Если бы НЭП был не только сохранен, но и расширен, как это сделал Дэнсяопин в современном Китае, то страна получила бы результат куда больший, чем от рабского труда. В стране мог родиться стабильный строй, необходимый не только для всестороннего развития человека. Укрепился бы моральный и военный потенциал, и он мог исключить военные поражения 1941–42 годов. Всё это могло произойти только в случае отказа большевиков от большевизма. А значит, было невозможным. Мы вынуждены прийти к выводу: катастрофа Российской империи в 1917-ом и тридцатых годах стала следствием пороков народа, от которых он по сей день не только не избавился, но и в состоянии к ним возвратиться. Как говорил Солженицын, теперь мы знаем о судорогах припадочной пятилетки в четыре года и о том, сколько народного богатства и сил погибло впустую. Значит, партийные проекты были исполнены худшим и ещё раз худшим способом. Таким было лицо «социализма» без маски в СССР.

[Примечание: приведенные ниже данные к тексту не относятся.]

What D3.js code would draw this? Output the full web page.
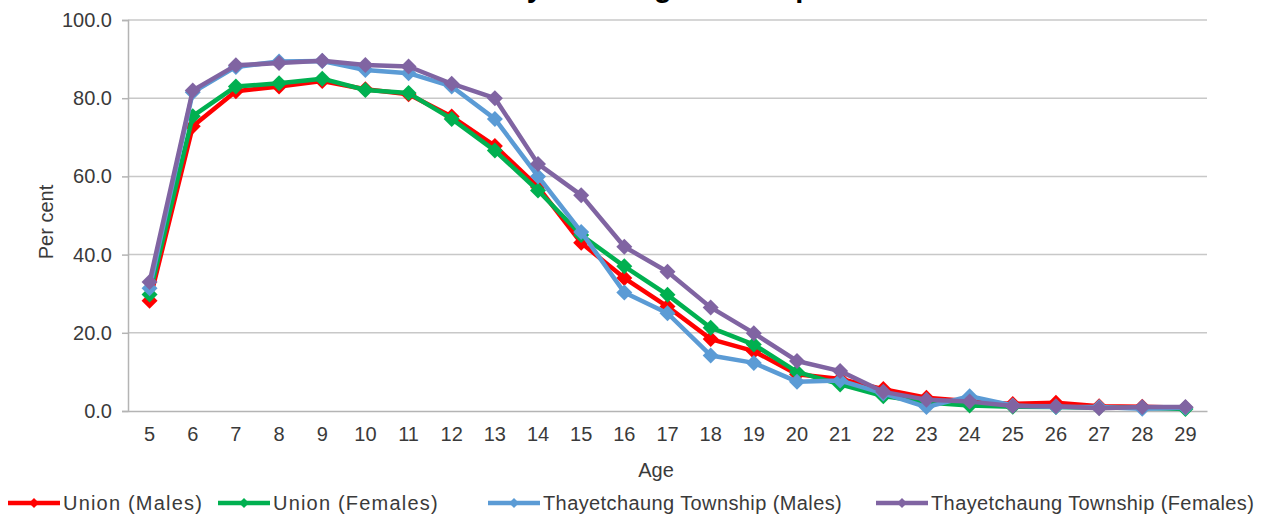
<!DOCTYPE html>
<html>
<head>
<meta charset="utf-8">
<script src="https://cdn.jsdelivr.net/npm/d3@7"></script>
<style>
  html, body { margin: 0; padding: 0; background: #ffffff; }
  svg { display: block; }
  text { font-family: "Liberation Sans", Arial, sans-serif; fill: #3a3a3a; }
</style>
</head>
<body>
<svg id="chart" width="1277" height="520"></svg>
<script>
// Ages on the category axis
const ages = [5, 6, 7, 8, 9, 10, 11, 12, 13, 14, 15, 16, 17, 18, 19, 20, 21, 22, 23, 24, 25, 26, 27, 28, 29];

// Share attending school (per cent) by single year of age
const unionMales = [28.2, 72.8, 81.8, 83.0, 84.4, 82.3, 81.0, 75.3, 67.8, 57.3, 43.0, 34.0, 26.7, 18.4, 15.3, 9.4, 8.2, 5.6, 3.4, 2.5, 1.8, 2.1, 1.2, 1.1, 0.8];
const unionFemales = [29.8, 75.4, 83.0, 83.8, 85.0, 82.1, 81.3, 74.7, 66.6, 56.4, 45.0, 37.0, 29.7, 21.3, 17.0, 10.0, 6.8, 3.8, 2.2, 1.4, 1.1, 1.0, 0.8, 0.8, 0.5];
const townshipMales = [31.4, 81.5, 88.0, 89.4, 89.5, 87.2, 86.4, 83.0, 74.7, 60.0, 45.8, 30.3, 25.0, 14.2, 12.3, 7.5, 7.8, 4.5, 1.0, 3.8, 1.4, 1.0, 1.0, 0.6, 0.8];
const townshipFemales = [33.0, 82.0, 88.4, 89.0, 89.6, 88.5, 88.1, 83.7, 80.0, 63.2, 55.2, 42.0, 35.6, 26.5, 19.9, 12.8, 10.2, 4.9, 2.9, 2.4, 1.3, 1.2, 0.7, 1.0, 1.0];

const seriesNames = ["Union (Males)", "Union (Females)", "Thayetchaung Township (Males)", "Thayetchaung Township (Females)"];
const seriesValues = [unionMales, unionFemales, townshipMales, townshipFemales];
const seriesColors = ["#ff0000", "#00b050", "#5b9bd5", "#8064a2"];

const yTicks = [0, 20, 40, 60, 80, 100];
const titleText = "Thayetchaung Township";
const yTitle = "Per cent";
const xTitle = "Age";

const svg = d3.select("#chart");
const plot = { left: 128, right: 1207, top: 20, bottom: 411 };

const x = d3.scaleBand().domain(ages).range([plot.left, plot.right]);
const y = d3.scaleLinear().domain([0, 100]).range([plot.bottom, plot.top]);
const cx = a => x(a) + x.bandwidth() / 2;

// Title (sits mostly above the top edge of the canvas)
svg.append("text")
  .attr("x", 644).attr("y", -3)
  .attr("text-anchor", "middle")
  .style("font-size", "29px").style("font-weight", "bold")
  .style("fill", "#000")
  .text(titleText);

// Horizontal gridlines
svg.append("g")
  .selectAll("line")
  .data(yTicks.filter(d => d > 0))
  .join("line")
  .attr("x1", plot.left).attr("x2", plot.right)
  .attr("y1", d => y(d)).attr("y2", d => y(d))
  .attr("stroke", "#c8c8c8").attr("stroke-width", 1.5);

// Y axis
const yAxis = svg.append("g")
  .attr("transform", `translate(${plot.left},0)`)
  .call(d3.axisLeft(y).tickValues(yTicks).tickFormat(d3.format(".1f")).tickSize(6).tickPadding(10));
yAxis.select(".domain").attr("stroke", "#b4b4b4").attr("stroke-width", 1.5);
yAxis.selectAll(".tick line").attr("stroke", "#b4b4b4").attr("stroke-width", 1.5);
yAxis.selectAll(".tick text").style("font-size", "20px").style("fill", "#3a3a3a")
  .style("font-family", '"Liberation Sans", Arial, sans-serif');

// X axis
const xAxis = svg.append("g")
  .attr("transform", `translate(0,${plot.bottom})`)
  .call(d3.axisBottom(x).tickSize(0).tickPadding(16));
xAxis.select(".domain").attr("stroke", "#b4b4b4").attr("stroke-width", 1.5);
xAxis.selectAll(".tick text").style("font-size", "20px").style("fill", "#3a3a3a")
  .style("font-family", '"Liberation Sans", Arial, sans-serif');

// Axis titles
svg.append("text")
  .attr("transform", "translate(46,222) rotate(-90)")
  .attr("text-anchor", "middle").attr("dominant-baseline", "central")
  .style("font-size", "20px")
  .text(yTitle);

svg.append("text")
  .attr("x", 656).attr("y", 477)
  .attr("text-anchor", "middle")
  .style("font-size", "20px")
  .text(xTitle);

// Diamond marker path
const diamond = r => `M0,${-r}L${r},0L0,${r}L${-r},0Z`;

// Series lines and markers
const line = d3.line().x((d, i) => cx(ages[i])).y(d => y(d));

seriesValues.forEach((vals, s) => {
  const g = svg.append("g");
  g.append("path")
    .datum(vals)
    .attr("d", line)
    .attr("fill", "none")
    .attr("stroke", seriesColors[s])
    .attr("stroke-width", 4.5)
    .attr("stroke-linejoin", "round");
  g.selectAll("path.marker")
    .data(vals)
    .join("path")
    .attr("class", "marker")
    .attr("transform", (d, i) => `translate(${cx(ages[i])},${y(d)})`)
    .attr("d", diamond(8))
    .attr("fill", seriesColors[s]);
});

// Legend: one entry per series along the bottom edge
const legendStarts = [8, 218, 488, 876];
const ly = 503;
const legend = svg.append("g");
seriesNames.forEach((name, s) => {
  const lx = legendStarts[s];
  const item = legend.append("g");
  item.append("line")
    .attr("x1", lx).attr("x2", lx + 52)
    .attr("y1", ly).attr("y2", ly)
    .attr("stroke", seriesColors[s]).attr("stroke-width", 4.5);
  item.append("path")
    .attr("transform", `translate(${lx + 26},${ly})`)
    .attr("d", diamond(5))
    .attr("fill", seriesColors[s]);
  item.append("text")
    .attr("x", lx + 55).attr("y", ly)
    .attr("dominant-baseline", "central")
    .style("font-size", "20px")
    .style("letter-spacing", s < 2 ? "1.2px" : "0.4px")
    .text(name);
});
</script>
</body>
</html>
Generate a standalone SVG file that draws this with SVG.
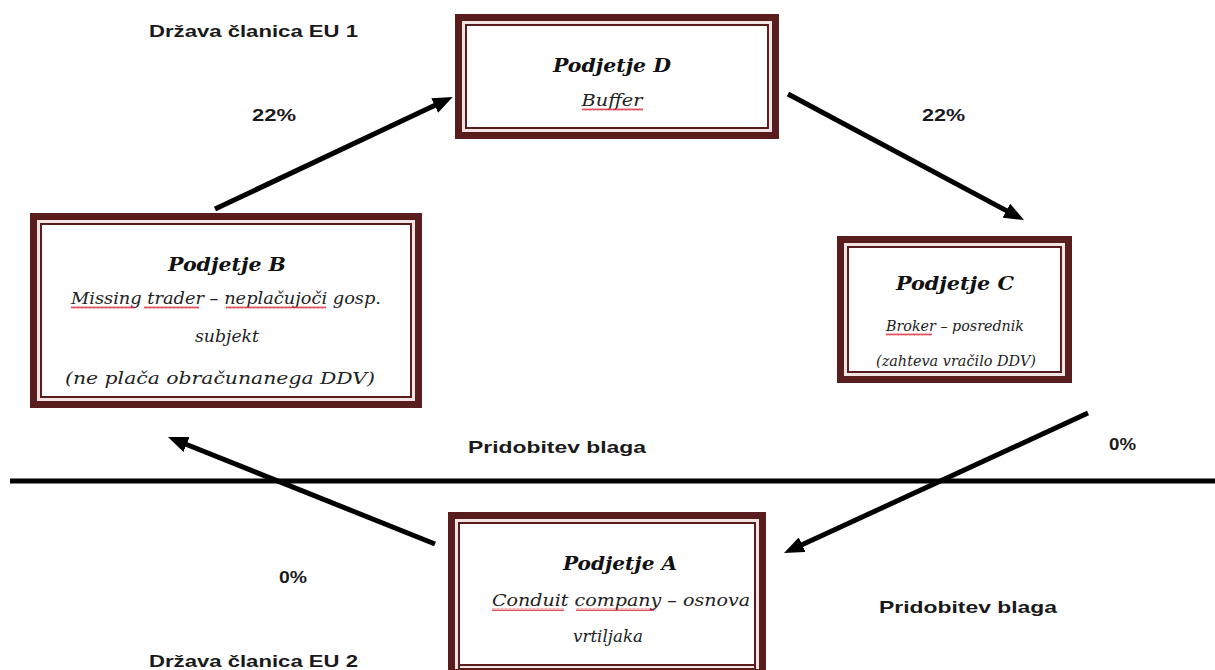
<svg xmlns="http://www.w3.org/2000/svg" width="1215" height="670" viewBox="0 0 1215 670">
<defs>
<style>
.outer{fill:#fff;stroke:#5a1d1d;stroke-width:7}
.inner{fill:none;stroke:#5a1d1d;stroke-width:2}
.gap{fill:none;stroke:#f3e4e4;stroke-width:3}
.title{font-family:"DejaVu Serif","Liberation Serif",serif;font-weight:bold;font-style:italic;font-size:19px;fill:#111;text-anchor:middle}
.body{font-family:"DejaVu Serif","Liberation Serif",serif;font-style:italic;font-size:16px;fill:#222;text-anchor:middle}
.small{font-size:15.5px}
.lbl{font-family:"Liberation Sans",Arial,sans-serif;font-weight:bold;font-size:17px;fill:#1a1a1a}
.conn{stroke:#000;stroke-width:5;fill:none}
.sq{fill:url(#wavy)}
</style>
<marker id="ah" markerUnits="userSpaceOnUse" markerWidth="20" markerHeight="16" refX="8" refY="8" orient="auto">
<path d="M0,0 L20,8 L0,16 z" fill="#000"/>
</marker>
<pattern id="wavy" patternUnits="userSpaceOnUse" width="4" height="3">
<path d="M0,2.5 L1,0.5 L2,2.5 L3,0.5 L4,2.5" stroke="#d23" stroke-width="0.8" fill="none"/>
</pattern>
</defs>

<g id="connectors">
<line x1="10" y1="481" x2="1215" y2="481" stroke="#000" stroke-width="5"/>
<line class="conn" x1="215" y1="209" x2="441.9" y2="102.1" marker-end="url(#ah)"/>
<line class="conn" x1="788" y1="94" x2="1013.4" y2="214.4" marker-end="url(#ah)"/>
<line class="conn" x1="1088" y1="413" x2="794.9" y2="548" marker-end="url(#ah)"/>
<line class="conn" x1="435" y1="544" x2="179.1" y2="441.5" marker-end="url(#ah)"/>
</g>

<g id="node-D">
<rect class="outer" x="458.5" y="17.5" width="317" height="118"/>
<rect class="gap" x="463.5" y="22.5" width="307" height="108"/>
<rect class="inner" x="466" y="25" width="302" height="103"/>
<text class="title" x="612" y="72" textLength="118" lengthAdjust="spacingAndGlyphs">Podjetje D</text>
<text class="body" x="612" y="106" textLength="61" lengthAdjust="spacingAndGlyphs">Buffer</text>
<rect class="sq" x="582" y="108" width="61" height="3"/>
</g>

<g id="node-B">
<rect class="outer" x="33.5" y="216.5" width="385" height="188"/>
<rect class="gap" x="38.5" y="221.5" width="375" height="178"/>
<rect class="inner" x="41" y="224" width="370" height="173"/>
<text class="title" x="227" y="271" textLength="118" lengthAdjust="spacingAndGlyphs">Podjetje B</text>
<text class="body" x="226" y="304" textLength="310" lengthAdjust="spacingAndGlyphs">Missing trader – neplačujoči gosp.</text>
<text class="body" x="227" y="342" textLength="64" lengthAdjust="spacingAndGlyphs">subjekt</text>
<text class="body" x="220" y="384" textLength="310" lengthAdjust="spacingAndGlyphs">(ne plača obračunanega DDV)</text>
<rect class="sq" x="71" y="306" width="64" height="3"/>
<rect class="sq" x="144" y="306" width="55" height="3"/>
<rect class="sq" x="226" y="306" width="100" height="3"/>
</g>

<g id="node-C">
<rect class="outer" x="840.5" y="239.5" width="228" height="140"/>
<rect class="gap" x="845.5" y="244.5" width="218" height="130"/>
<rect class="inner" x="848" y="247" width="213" height="125"/>
<text class="title" x="955" y="290" textLength="118" lengthAdjust="spacingAndGlyphs">Podjetje C</text>
<text class="body small" x="955" y="331" textLength="138" lengthAdjust="spacingAndGlyphs">Broker – posrednik</text>
<text class="body small" x="956" y="366" textLength="160" lengthAdjust="spacingAndGlyphs">(zahteva vračilo DDV)</text>
<rect class="sq" x="886" y="333" width="46" height="3"/>
</g>

<g id="node-A">
<rect class="outer" x="451.5" y="515.5" width="311" height="152"/>
<rect class="gap" x="456.5" y="520.5" width="301" height="147"/>
<rect class="inner" x="459" y="523" width="296" height="146"/>
<text class="title" x="620" y="570" textLength="114" lengthAdjust="spacingAndGlyphs">Podjetje A</text>
<text class="body" x="621" y="606" textLength="258" lengthAdjust="spacingAndGlyphs">Conduit company – osnova</text>
<text class="body" x="608" y="642" textLength="70" lengthAdjust="spacingAndGlyphs">vrtiljaka</text>
<rect class="sq" x="492" y="608" width="72" height="3"/>
<rect class="sq" x="576" y="608" width="78" height="3"/>
</g>

<g id="labels">
<text class="lbl" x="149" y="37" textLength="209" lengthAdjust="spacingAndGlyphs">Država članica EU 1</text>
<text class="lbl" x="252" y="121" textLength="44" lengthAdjust="spacingAndGlyphs">22%</text>
<text class="lbl" x="922" y="121" textLength="43" lengthAdjust="spacingAndGlyphs">22%</text>
<text class="lbl" x="468" y="453" textLength="178" lengthAdjust="spacingAndGlyphs">Pridobitev blaga</text>
<text class="lbl" x="1109" y="450" textLength="27" lengthAdjust="spacingAndGlyphs">0%</text>
<text class="lbl" x="279" y="583" textLength="28" lengthAdjust="spacingAndGlyphs">0%</text>
<text class="lbl" x="879" y="613" textLength="178" lengthAdjust="spacingAndGlyphs">Pridobitev blaga</text>
<text class="lbl" x="149" y="667" textLength="209" lengthAdjust="spacingAndGlyphs">Država članica EU 2</text>
</g>
</svg>
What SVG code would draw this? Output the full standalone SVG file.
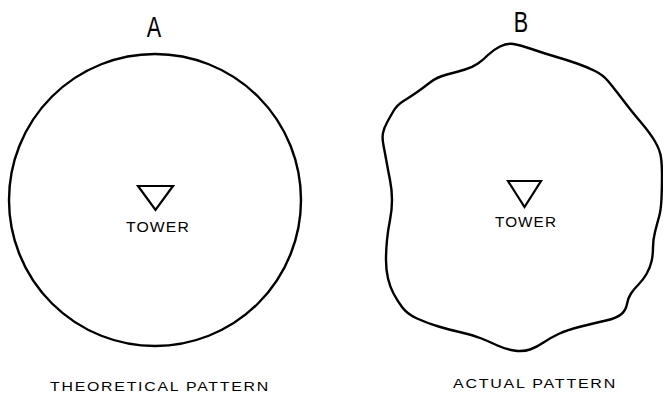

Большевики не только не стеснялись этого, но открыто ставили такую политику в центр своей деятельности. Г. Пятаков (председатель Всесоюзного Совета Народного Хозяйства) выдвинул обоснование уничтожения любых тормозящих препятствий, не обращая внимания на причины их возникновения. Для этого, по его мнению, нужна была творящая воля, не считающаяся ни с какими ограничениями практического, морального или политического порядка. Эта воля, должная сотворить чудо, была лишена разумного начала. Диктат отбрасывал все оппозиционные настроения и технические трудности. Он отвергал и финансово-экономический расчет, а также научные предпосылки и любую объективную реальность, если она противоречила волевым решениям. Руководитель считался лишь с тем, что было утверждено высшим кругом власти. Такая структура оправдывала вождизм, а также сверхчеловеческую природу исполнителей политического процесса. Выполнение подобной программы можно назвать «триумфом воли», – так, кстати, назывался нацистский фильм вызвавший одобрение фюрера. Нетрудно заметить принципиальное сходство этой маниакальной политики с германским нацизмом, однако практика была несколько иной. Громогласно объявленные пятилетние планы исполнялись далеко не полностью. Это скрывалось в фальшивых отчётах. Они были вынужденными документами, поскольку отчет о невыполнении означал расстрел или смещения низового руководства. Подлинным оставалось падение покупательной способности рубля, что означало голод и нищету основной массы населения.